(Charts and diagrams as code)

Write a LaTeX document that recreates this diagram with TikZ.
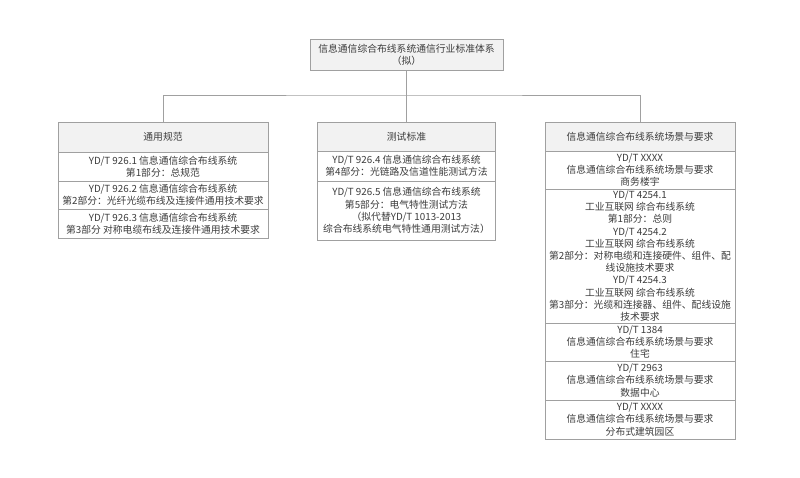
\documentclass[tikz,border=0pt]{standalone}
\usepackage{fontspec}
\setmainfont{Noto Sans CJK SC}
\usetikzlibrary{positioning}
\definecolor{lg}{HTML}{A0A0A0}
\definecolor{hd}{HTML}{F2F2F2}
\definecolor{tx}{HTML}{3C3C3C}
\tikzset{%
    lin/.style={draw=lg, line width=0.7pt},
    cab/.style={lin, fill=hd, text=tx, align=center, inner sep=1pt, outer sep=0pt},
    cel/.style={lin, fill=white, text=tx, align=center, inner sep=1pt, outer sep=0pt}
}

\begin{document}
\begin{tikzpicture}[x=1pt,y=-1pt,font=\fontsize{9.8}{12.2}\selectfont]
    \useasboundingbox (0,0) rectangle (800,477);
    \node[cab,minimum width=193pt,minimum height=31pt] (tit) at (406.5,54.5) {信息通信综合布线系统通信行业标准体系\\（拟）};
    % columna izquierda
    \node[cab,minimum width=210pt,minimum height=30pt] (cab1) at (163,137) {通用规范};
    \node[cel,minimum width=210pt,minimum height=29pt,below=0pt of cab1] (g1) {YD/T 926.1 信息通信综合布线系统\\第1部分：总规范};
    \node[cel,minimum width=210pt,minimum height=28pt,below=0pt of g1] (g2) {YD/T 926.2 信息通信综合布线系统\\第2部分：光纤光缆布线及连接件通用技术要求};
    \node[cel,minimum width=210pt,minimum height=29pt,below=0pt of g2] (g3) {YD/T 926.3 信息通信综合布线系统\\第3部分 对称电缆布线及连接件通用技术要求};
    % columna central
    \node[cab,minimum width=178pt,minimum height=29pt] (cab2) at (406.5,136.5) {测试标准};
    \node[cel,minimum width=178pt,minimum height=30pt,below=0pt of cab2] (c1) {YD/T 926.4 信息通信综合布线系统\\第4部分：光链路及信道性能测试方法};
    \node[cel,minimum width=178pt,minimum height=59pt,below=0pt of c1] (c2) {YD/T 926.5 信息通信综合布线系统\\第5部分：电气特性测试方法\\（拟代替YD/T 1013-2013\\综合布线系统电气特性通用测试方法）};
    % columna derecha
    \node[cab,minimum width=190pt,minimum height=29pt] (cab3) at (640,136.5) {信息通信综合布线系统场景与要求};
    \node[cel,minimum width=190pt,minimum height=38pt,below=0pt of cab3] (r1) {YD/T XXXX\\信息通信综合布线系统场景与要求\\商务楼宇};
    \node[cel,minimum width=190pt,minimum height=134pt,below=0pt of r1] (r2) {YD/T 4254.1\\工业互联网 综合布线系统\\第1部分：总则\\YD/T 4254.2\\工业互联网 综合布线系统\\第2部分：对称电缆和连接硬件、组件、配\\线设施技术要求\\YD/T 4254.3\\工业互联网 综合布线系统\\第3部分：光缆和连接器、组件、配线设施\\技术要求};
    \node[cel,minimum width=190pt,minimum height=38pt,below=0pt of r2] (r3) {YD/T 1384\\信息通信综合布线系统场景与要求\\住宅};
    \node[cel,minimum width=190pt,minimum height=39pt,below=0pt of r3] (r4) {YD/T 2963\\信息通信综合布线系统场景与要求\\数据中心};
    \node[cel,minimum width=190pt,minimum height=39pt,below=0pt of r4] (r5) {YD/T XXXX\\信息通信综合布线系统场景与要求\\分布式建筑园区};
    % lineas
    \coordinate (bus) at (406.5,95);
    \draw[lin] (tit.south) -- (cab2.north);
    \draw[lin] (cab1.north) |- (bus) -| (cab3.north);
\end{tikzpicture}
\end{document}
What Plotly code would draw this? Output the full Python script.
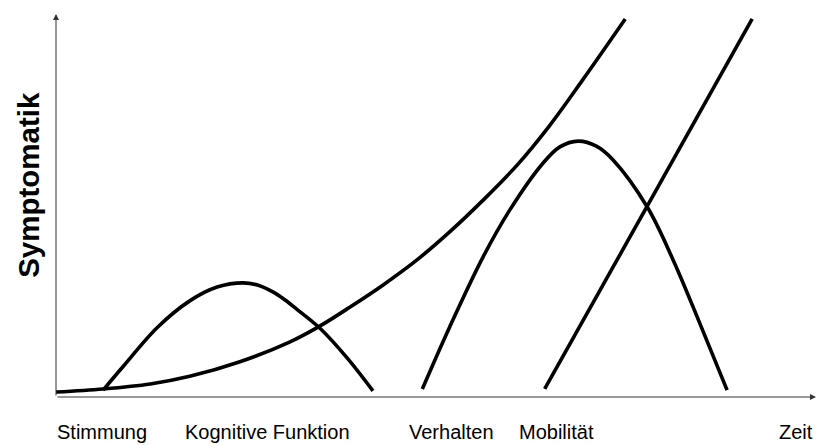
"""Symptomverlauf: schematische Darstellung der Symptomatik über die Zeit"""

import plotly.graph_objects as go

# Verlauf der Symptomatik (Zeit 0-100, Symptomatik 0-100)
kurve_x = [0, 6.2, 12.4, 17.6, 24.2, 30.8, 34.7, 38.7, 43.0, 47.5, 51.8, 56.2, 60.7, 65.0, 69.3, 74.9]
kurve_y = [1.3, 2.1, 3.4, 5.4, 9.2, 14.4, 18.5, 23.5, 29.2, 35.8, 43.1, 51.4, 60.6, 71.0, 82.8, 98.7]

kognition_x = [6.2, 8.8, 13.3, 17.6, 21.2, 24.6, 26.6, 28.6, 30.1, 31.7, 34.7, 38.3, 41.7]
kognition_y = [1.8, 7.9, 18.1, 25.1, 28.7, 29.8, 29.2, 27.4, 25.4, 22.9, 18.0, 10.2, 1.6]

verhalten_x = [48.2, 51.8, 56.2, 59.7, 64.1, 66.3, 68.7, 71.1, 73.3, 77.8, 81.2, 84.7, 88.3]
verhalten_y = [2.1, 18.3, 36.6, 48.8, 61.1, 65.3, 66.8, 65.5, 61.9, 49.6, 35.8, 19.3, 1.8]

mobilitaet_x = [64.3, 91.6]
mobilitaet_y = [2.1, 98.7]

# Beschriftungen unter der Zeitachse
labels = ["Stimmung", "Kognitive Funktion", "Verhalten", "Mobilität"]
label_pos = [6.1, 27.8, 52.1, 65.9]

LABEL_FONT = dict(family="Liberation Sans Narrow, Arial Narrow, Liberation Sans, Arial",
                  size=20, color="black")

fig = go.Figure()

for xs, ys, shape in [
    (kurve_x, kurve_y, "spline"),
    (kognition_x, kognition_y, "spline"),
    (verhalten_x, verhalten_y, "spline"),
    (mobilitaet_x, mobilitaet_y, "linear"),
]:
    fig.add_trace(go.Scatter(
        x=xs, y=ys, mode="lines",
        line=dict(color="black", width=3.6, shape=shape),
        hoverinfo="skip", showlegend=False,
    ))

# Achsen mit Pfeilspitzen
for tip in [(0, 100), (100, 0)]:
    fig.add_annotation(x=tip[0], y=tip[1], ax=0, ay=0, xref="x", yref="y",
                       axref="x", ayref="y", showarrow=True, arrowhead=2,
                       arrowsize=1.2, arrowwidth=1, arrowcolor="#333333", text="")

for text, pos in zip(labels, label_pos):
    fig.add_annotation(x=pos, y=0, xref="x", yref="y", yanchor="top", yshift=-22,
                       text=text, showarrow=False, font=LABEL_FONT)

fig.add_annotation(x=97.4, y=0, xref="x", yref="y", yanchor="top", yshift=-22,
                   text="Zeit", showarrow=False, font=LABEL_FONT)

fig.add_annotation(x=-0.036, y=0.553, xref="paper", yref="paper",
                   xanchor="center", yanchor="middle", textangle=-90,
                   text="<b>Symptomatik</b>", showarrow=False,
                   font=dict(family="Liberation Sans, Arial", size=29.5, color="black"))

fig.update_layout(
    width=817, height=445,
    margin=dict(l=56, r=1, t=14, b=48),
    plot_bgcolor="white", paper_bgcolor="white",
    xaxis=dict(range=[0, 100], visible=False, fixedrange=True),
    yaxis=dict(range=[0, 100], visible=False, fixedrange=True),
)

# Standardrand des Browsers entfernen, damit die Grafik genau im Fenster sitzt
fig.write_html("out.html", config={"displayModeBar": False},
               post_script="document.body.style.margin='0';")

Goal of the exercise
Copy all of the entries verbatim, leaving out any pictures they contain.

Full answer
Write a LaTeX document that recreates this diagram with TikZ.
\documentclass[tikz,border=0pt]{standalone}
\usepackage{fontspec}
\setmainfont{Noto Sans CJK SC}
\usetikzlibrary{positioning}
\definecolor{lg}{HTML}{A0A0A0}
\definecolor{hd}{HTML}{F2F2F2}
\definecolor{tx}{HTML}{3C3C3C}
\tikzset{%
    lin/.style={draw=lg, line width=0.7pt},
    cab/.style={lin, fill=hd, text=tx, align=center, inner sep=1pt, outer sep=0pt},
    cel/.style={lin, fill=white, text=tx, align=center, inner sep=1pt, outer sep=0pt}
}

\begin{document}
\begin{tikzpicture}[x=1pt,y=-1pt,font=\fontsize{9.8}{12.2}\selectfont]
    \useasboundingbox (0,0) rectangle (800,477);
    \node[cab,minimum width=193pt,minimum height=31pt] (tit) at (406.5,54.5) {信息通信综合布线系统通信行业标准体系\\（拟）};
    % columna izquierda
    \node[cab,minimum width=210pt,minimum height=30pt] (cab1) at (163,137) {通用规范};
    \node[cel,minimum width=210pt,minimum height=29pt,below=0pt of cab1] (g1) {YD/T 926.1 信息通信综合布线系统\\第1部分：总规范};
    \node[cel,minimum width=210pt,minimum height=28pt,below=0pt of g1] (g2) {YD/T 926.2 信息通信综合布线系统\\第2部分：光纤光缆布线及连接件通用技术要求};
    \node[cel,minimum width=210pt,minimum height=29pt,below=0pt of g2] (g3) {YD/T 926.3 信息通信综合布线系统\\第3部分 对称电缆布线及连接件通用技术要求};
    % columna central
    \node[cab,minimum width=178pt,minimum height=29pt] (cab2) at (406.5,136.5) {测试标准};
    \node[cel,minimum width=178pt,minimum height=30pt,below=0pt of cab2] (c1) {YD/T 926.4 信息通信综合布线系统\\第4部分：光链路及信道性能测试方法};
    \node[cel,minimum width=178pt,minimum height=59pt,below=0pt of c1] (c2) {YD/T 926.5 信息通信综合布线系统\\第5部分：电气特性测试方法\\（拟代替YD/T 1013-2013\\综合布线系统电气特性通用测试方法）};
    % columna derecha
    \node[cab,minimum width=190pt,minimum height=29pt] (cab3) at (640,136.5) {信息通信综合布线系统场景与要求};
    \node[cel,minimum width=190pt,minimum height=38pt,below=0pt of cab3] (r1) {YD/T XXXX\\信息通信综合布线系统场景与要求\\商务楼宇};
    \node[cel,minimum width=190pt,minimum height=134pt,below=0pt of r1] (r2) {YD/T 4254.1\\工业互联网 综合布线系统\\第1部分：总则\\YD/T 4254.2\\工业互联网 综合布线系统\\第2部分：对称电缆和连接硬件、组件、配\\线设施技术要求\\YD/T 4254.3\\工业互联网 综合布线系统\\第3部分：光缆和连接器、组件、配线设施\\技术要求};
    \node[cel,minimum width=190pt,minimum height=38pt,below=0pt of r2] (r3) {YD/T 1384\\信息通信综合布线系统场景与要求\\住宅};
    \node[cel,minimum width=190pt,minimum height=39pt,below=0pt of r3] (r4) {YD/T 2963\\信息通信综合布线系统场景与要求\\数据中心};
    \node[cel,minimum width=190pt,minimum height=39pt,below=0pt of r4] (r5) {YD/T XXXX\\信息通信综合布线系统场景与要求\\分布式建筑园区};
    % lineas
    \coordinate (bus) at (406.5,95);
    \draw[lin] (tit.south) -- (cab2.north);
    \draw[lin] (cab1.north) |- (bus) -| (cab3.north);
\end{tikzpicture}
\end{document}
What Plotly code would draw this? Output the full Python script.
"""Symptomverlauf: schematische Darstellung der Symptomatik über die Zeit"""

import plotly.graph_objects as go

# Verlauf der Symptomatik (Zeit 0-100, Symptomatik 0-100)
kurve_x = [0, 6.2, 12.4, 17.6, 24.2, 30.8, 34.7, 38.7, 43.0, 47.5, 51.8, 56.2, 60.7, 65.0, 69.3, 74.9]
kurve_y = [1.3, 2.1, 3.4, 5.4, 9.2, 14.4, 18.5, 23.5, 29.2, 35.8, 43.1, 51.4, 60.6, 71.0, 82.8, 98.7]

kognition_x = [6.2, 8.8, 13.3, 17.6, 21.2, 24.6, 26.6, 28.6, 30.1, 31.7, 34.7, 38.3, 41.7]
kognition_y = [1.8, 7.9, 18.1, 25.1, 28.7, 29.8, 29.2, 27.4, 25.4, 22.9, 18.0, 10.2, 1.6]

verhalten_x = [48.2, 51.8, 56.2, 59.7, 64.1, 66.3, 68.7, 71.1, 73.3, 77.8, 81.2, 84.7, 88.3]
verhalten_y = [2.1, 18.3, 36.6, 48.8, 61.1, 65.3, 66.8, 65.5, 61.9, 49.6, 35.8, 19.3, 1.8]

mobilitaet_x = [64.3, 91.6]
mobilitaet_y = [2.1, 98.7]

# Beschriftungen unter der Zeitachse
labels = ["Stimmung", "Kognitive Funktion", "Verhalten", "Mobilität"]
label_pos = [6.1, 27.8, 52.1, 65.9]

LABEL_FONT = dict(family="Liberation Sans Narrow, Arial Narrow, Liberation Sans, Arial",
                  size=20, color="black")

fig = go.Figure()

for xs, ys, shape in [
    (kurve_x, kurve_y, "spline"),
    (kognition_x, kognition_y, "spline"),
    (verhalten_x, verhalten_y, "spline"),
    (mobilitaet_x, mobilitaet_y, "linear"),
]:
    fig.add_trace(go.Scatter(
        x=xs, y=ys, mode="lines",
        line=dict(color="black", width=3.6, shape=shape),
        hoverinfo="skip", showlegend=False,
    ))

# Achsen mit Pfeilspitzen
for tip in [(0, 100), (100, 0)]:
    fig.add_annotation(x=tip[0], y=tip[1], ax=0, ay=0, xref="x", yref="y",
                       axref="x", ayref="y", showarrow=True, arrowhead=2,
                       arrowsize=1.2, arrowwidth=1, arrowcolor="#333333", text="")

for text, pos in zip(labels, label_pos):
    fig.add_annotation(x=pos, y=0, xref="x", yref="y", yanchor="top", yshift=-22,
                       text=text, showarrow=False, font=LABEL_FONT)

fig.add_annotation(x=97.4, y=0, xref="x", yref="y", yanchor="top", yshift=-22,
                   text="Zeit", showarrow=False, font=LABEL_FONT)

fig.add_annotation(x=-0.036, y=0.553, xref="paper", yref="paper",
                   xanchor="center", yanchor="middle", textangle=-90,
                   text="<b>Symptomatik</b>", showarrow=False,
                   font=dict(family="Liberation Sans, Arial", size=29.5, color="black"))

fig.update_layout(
    width=817, height=445,
    margin=dict(l=56, r=1, t=14, b=48),
    plot_bgcolor="white", paper_bgcolor="white",
    xaxis=dict(range=[0, 100], visible=False, fixedrange=True),
    yaxis=dict(range=[0, 100], visible=False, fixedrange=True),
)

# Standardrand des Browsers entfernen, damit die Grafik genau im Fenster sitzt
fig.write_html("out.html", config={"displayModeBar": False},
               post_script="document.body.style.margin='0';")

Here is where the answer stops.